Celebrities: they’re just like us. They eat, they sleep, they work, and, as documented in Domick Cory’s new documentary, they even also trip. We already knew that. Going back to the Beatles and before, art and acid have almost always had a pretty close relationship in many circles. Despite this extensive history, acid and psilocybin remain relatively fringe in most communities and in popular culture.
But a recent Netflix documentary might be changing this perception for the better. “Have a Good Trip” consolidates tripping stories and perspectives from popular celebrities, helping to better represent the realities of tripping to a new generation of viewers.
What is “Have a Good Trip?”
By categorizing and codifying these stories from contemporaries, “Have a Good Trip” provides users with a thorough overview of acid, shrooms, peyote, and many other baseline hallucinogenic drugs we’ve come to know and love.

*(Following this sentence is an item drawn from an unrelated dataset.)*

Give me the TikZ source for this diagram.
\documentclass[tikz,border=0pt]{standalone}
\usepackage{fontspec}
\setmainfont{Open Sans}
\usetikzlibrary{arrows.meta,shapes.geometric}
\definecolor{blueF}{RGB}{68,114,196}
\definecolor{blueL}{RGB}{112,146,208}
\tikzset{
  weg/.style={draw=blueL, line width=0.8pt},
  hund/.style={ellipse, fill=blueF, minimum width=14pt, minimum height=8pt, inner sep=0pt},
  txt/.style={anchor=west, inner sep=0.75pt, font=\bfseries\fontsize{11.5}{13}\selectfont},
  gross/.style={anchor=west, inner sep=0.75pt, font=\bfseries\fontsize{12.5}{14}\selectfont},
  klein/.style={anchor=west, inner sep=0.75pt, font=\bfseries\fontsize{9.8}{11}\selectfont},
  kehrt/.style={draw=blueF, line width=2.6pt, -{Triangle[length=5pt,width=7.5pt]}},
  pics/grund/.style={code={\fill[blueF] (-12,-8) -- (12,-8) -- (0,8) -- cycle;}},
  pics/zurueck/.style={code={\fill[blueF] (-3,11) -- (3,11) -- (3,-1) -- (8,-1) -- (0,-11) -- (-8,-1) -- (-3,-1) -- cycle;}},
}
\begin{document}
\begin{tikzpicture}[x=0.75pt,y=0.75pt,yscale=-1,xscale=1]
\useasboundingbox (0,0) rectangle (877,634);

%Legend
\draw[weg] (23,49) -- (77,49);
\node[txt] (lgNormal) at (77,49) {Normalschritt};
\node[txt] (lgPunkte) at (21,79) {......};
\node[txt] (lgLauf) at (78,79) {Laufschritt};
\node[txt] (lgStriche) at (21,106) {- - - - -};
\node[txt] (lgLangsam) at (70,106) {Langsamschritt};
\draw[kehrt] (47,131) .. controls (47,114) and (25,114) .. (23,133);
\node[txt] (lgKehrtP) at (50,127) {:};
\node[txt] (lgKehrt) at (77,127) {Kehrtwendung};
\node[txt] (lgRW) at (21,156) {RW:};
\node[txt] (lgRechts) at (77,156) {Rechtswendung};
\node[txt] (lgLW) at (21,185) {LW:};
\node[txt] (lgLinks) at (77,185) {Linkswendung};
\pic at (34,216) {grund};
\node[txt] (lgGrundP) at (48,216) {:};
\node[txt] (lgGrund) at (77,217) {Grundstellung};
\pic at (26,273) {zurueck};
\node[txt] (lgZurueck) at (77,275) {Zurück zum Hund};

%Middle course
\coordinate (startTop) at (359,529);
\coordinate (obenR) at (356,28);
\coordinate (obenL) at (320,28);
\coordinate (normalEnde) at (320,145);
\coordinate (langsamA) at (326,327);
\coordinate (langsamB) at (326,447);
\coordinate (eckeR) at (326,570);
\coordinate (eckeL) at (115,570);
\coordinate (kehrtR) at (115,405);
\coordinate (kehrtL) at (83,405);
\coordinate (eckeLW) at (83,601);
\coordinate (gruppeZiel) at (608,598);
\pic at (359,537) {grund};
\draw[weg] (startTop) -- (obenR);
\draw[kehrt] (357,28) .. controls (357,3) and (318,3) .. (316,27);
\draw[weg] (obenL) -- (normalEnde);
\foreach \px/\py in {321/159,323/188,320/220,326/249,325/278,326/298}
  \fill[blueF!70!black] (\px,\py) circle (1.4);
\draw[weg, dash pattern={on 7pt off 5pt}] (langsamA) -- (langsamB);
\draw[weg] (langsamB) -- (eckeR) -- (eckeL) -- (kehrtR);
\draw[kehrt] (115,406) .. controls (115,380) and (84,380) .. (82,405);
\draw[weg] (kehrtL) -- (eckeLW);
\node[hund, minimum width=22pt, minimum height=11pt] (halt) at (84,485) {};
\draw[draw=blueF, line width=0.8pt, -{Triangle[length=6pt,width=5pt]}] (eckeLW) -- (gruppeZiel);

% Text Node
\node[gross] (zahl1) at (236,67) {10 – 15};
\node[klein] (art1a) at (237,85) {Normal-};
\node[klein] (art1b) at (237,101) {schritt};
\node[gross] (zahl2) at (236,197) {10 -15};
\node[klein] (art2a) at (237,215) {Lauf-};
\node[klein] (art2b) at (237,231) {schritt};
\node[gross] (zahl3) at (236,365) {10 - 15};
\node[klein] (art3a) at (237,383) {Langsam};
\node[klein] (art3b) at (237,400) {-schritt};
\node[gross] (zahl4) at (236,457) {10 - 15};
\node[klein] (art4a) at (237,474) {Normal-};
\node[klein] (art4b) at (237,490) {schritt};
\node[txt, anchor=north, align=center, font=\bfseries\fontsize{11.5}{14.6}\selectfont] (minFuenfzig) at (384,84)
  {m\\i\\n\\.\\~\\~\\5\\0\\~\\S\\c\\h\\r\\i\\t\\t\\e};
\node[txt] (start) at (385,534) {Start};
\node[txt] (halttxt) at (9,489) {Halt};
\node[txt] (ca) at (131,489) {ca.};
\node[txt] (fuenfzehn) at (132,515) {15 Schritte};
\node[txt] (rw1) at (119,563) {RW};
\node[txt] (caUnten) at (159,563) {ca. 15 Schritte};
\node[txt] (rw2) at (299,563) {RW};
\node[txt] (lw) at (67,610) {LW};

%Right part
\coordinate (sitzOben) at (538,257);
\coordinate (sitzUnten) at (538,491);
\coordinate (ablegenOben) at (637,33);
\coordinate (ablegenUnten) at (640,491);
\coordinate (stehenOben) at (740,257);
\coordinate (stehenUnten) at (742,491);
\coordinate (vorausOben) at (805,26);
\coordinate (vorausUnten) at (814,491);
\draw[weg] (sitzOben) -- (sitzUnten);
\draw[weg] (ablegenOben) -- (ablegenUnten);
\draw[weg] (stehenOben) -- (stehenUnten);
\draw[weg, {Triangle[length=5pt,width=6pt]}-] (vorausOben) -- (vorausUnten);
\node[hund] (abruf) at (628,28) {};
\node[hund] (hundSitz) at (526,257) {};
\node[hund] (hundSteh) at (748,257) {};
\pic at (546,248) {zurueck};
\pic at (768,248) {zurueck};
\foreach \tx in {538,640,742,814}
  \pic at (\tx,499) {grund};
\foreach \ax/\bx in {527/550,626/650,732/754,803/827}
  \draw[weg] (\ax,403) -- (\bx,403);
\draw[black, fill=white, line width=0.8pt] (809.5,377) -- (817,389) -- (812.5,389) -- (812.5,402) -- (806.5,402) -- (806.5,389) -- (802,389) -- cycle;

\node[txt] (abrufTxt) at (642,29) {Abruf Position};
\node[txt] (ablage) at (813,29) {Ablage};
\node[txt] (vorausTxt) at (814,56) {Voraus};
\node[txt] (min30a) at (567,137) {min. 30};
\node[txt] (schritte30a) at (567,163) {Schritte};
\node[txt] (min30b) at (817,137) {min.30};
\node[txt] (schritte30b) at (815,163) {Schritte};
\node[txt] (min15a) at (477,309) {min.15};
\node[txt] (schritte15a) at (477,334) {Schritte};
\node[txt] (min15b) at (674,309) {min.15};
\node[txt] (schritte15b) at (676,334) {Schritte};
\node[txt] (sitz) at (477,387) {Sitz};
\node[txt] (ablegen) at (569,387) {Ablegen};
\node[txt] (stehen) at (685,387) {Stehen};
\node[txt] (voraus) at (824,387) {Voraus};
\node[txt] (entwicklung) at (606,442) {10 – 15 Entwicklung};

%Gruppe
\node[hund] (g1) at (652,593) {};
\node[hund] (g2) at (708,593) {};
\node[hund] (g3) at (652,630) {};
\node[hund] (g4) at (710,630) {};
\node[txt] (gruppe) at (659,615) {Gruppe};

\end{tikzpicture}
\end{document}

Punctuated with programming from the “Just Say No!” era and before, “Have a Good Trip” gives a lens into several generations of performers and the much less timid world that some drug users were brought into. From Baby Boomer icons such as the late, lovable Carrie Fisher to the mid 90s/200s comic giant Ben Stiller, and even including staples of more current sitcoms such as Parks and Recreation’s Adam Scott, “Have a Good Trip” reflects a whole host of experiences surrounding psychedelics.
Nick Offerman, also a veteran of Mr. Scott’s “Parks and Recreation,” serves as a narrator of sorts, clad in clipboard and with a chalk board that allows him to exude that same macho musk everyone knows him for.

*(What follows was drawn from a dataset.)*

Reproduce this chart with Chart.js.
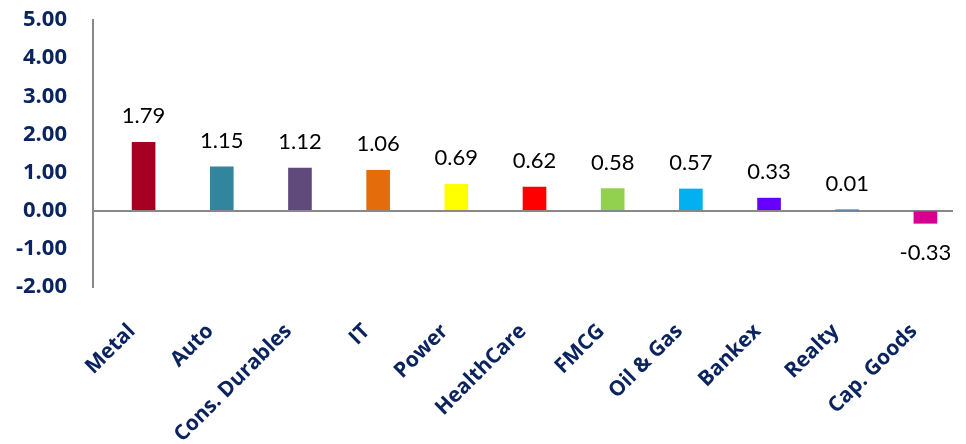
<!DOCTYPE html>
<html>
<head>
<meta charset="utf-8">
<script src="https://cdn.jsdelivr.net/npm/chart.js@4"></script>
<style>
  html, body { margin: 0; padding: 0; background: #fff; }
  #wrap { width: 966px; height: 444px; }
</style>
</head>
<body>
<div id="wrap"><canvas id="sectorChart"></canvas></div>
<script>
const categories = ['Metal', 'Auto', 'Cons. Durables', 'IT', 'Power', 'HealthCare', 'FMCG', 'Oil & Gas', 'Bankex', 'Realty', 'Cap. Goods'];
const changes = [1.79, 1.15, 1.12, 1.06, 0.69, 0.62, 0.58, 0.57, 0.33, 0.01, -0.33];
const barColors = ['#A50021', '#31859C', '#604A7B', '#E46C0A', '#FFFF00', '#FF0000', '#92D050', '#00B0F0', '#6600FF', '#4F81BD', '#D60093'];
const yTicks = [-2, -1, 0, 1, 2, 3, 4, 5];

const navy = '#0B2460';

// value labels above / below each bar
const valueLabels = {
  id: 'valueLabels',
  afterDatasetsDraw(chart) {
    const ctx = chart.ctx;
    const meta = chart.getDatasetMeta(1);
    ctx.save();
    ctx.font = '22px Lato';
    ctx.fillStyle = '#000';
    ctx.textAlign = 'center';
    ctx.textBaseline = 'alphabetic';
    meta.data.forEach((bar, i) => {
      const v = changes[i];
      const y = v >= 0 ? bar.y - 19 : bar.y + 37;
      ctx.fillText(v.toFixed(2), bar.x, y);
    });
    ctx.restore();
  }
};

function drawChart() {
  new Chart(document.getElementById('sectorChart'), {
    type: 'bar',
    data: {
      labels: categories,
      datasets: [{
        label: 'blank',
        data: categories.map(() => null),
        barThickness: 23
      }, {
        label: 'Change %',
        data: changes,
        backgroundColor: barColors,
        barThickness: 23
      }]
    },
    options: {
      responsive: true,
      maintainAspectRatio: false,
      animation: false,
      layout: { padding: { top: 0, right: 13, left: 0, bottom: 0 } },
      plugins: {
        legend: { display: false },
        tooltip: { enabled: false }
      },
      scales: {
        x: {
          grid: { display: false },
          border: { display: false },
          ticks: {
            color: navy,
            font: { family: "'Open Sans'", size: 21, weight: 'bold' },
            minRotation: 45,
            maxRotation: 45,
            padding: 24,
            autoSkip: false
          },
          afterFit: (scale) => { scale.height = 157; }
        },
        y: {
          min: -2,
          max: 5,
          afterBuildTicks: (scale) => { scale.ticks = yTicks.map(v => ({ value: v })); },
          grid: {
            drawTicks: false,
            color: (c) => c.tick && c.tick.value === 0 ? '#888888' : 'rgba(0,0,0,0)',
            lineWidth: 2
          },
          border: { display: true, color: '#888888', width: 2 },
          ticks: {
            color: navy,
            font: { family: "'Open Sans'", size: 22, weight: 'bold' },
            padding: 26,
            callback: (v) => Number(v).toFixed(2)
          },
          afterFit: (scale) => {
            scale.width = 93;
            scale.paddingTop = 20;
            scale.paddingBottom = 0;
          }
        }
      }
    },
    plugins: [valueLabels]
  });
}

Promise.all([
  document.fonts.load("bold 20px 'Open Sans'"),
  document.fonts.load('22px Lato')
]).then(drawChart, drawChart);
</script>
</body>
</html>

Despite the affable, adventurous cast of stoners, “Have a Good Trip” can sometimes feel directionless, narratively held together by but a few strands of humor. Perhaps that is at the heart of the matter. Director Domick Cory, in an interview with Mery Jane less than a week ago, essentially claimed that he created the series in part to provide a format for those raised on D.A.R.E. to interact with the realities of psychoactive and hallucinogenic drugs.
The documentary also allows viewers to see their favorite entertainers express the wonderful and eccentric experiences of tripping without any punches pulled. “Drugs can be dangerous, but also hilarious!” Mr. Offerman dropped this funny quote into one of his monologues during the special’s run.
Interviewing the Director
Mr. Cory was illuminated by these interview experiences, which, one has to wonder, must have extended over a multitude of years, considering Ms. Fisher’s involvement, despite her passing some three and a half years ago. His personal high came from hearing the stories of the stoners and shrooms, and perhaps himself participated in psilocybin while concocting this idea.
With a nationwide push for legalization and legislative remedies to non-violent drug offenses reaching an almost full crescendo, it seems fitting and altogether appropriate for Netflix to commission the distribution of this program. Mr. Cory himself expressed empathy for those of his generation who associated shrooms with scandal, and hopes that these stories will serve as a catalyst for others to appreciate and acclimate to these not so uncommon experiences.
Too many lives, Mr. Cory contends, have been destroyed by generations of programming against recreational drugs. He contends that magic mushrooms can serve as a great source of relaxation.
Reminiscent of his own experiences in the past, Cory looks forward to a grand future, where perhaps Psilocybin will have expanded its reach beyond the confines of Denver and other major U.S. cities. One user, who spoke to Psilo News on the condition of anonymity, recalled the harrowing experiences of returning to psilocybin-poor Kansas, taking I-70 from his vacation in Colorado. He recollects that law enforcement regularly stops tourists entering the state under the suspicion that they might be carrying psilocybin mushrooms from Denver, where they are legal.
Pop Culture and Decriminalization Movements
Pop culture is often heralded as the starting gun for major social movements in the United States, and with good reason. Having likeable, relatable, and otherwise rational characters express interest in an idea or activity reaches households. Content such as “Have a Good Trip” has the potential to do precisely the same. Seeing some of these cultural icons, including Sarah Silverman, Sting, and Ben Stiller, express their interest in the continued use of psilocybin could help encourage viewers to start conversations with those around them about the once-fringe subject.
After all, when the people we look up to share their experiences with a thing, something can seem less scary or tantalizing than perhaps thought before.
We suspect that, after the positive response from many critics to the series, more content might be created on the subject. From the author’s purely anecdotal evidence, quite an array of people, from generation to gender, have found interest in the documentary. Despite not being the main focal point of Mr. Cory’s work, there is a chance that high profile exposures into individual experiences could be a harbinger of things to come.
In other words, the prospect for shrooms to become the next marijuana might be a likely bet. Who would have thought that Adam Scott’s bad trip would be the ticket to a psilo paradise?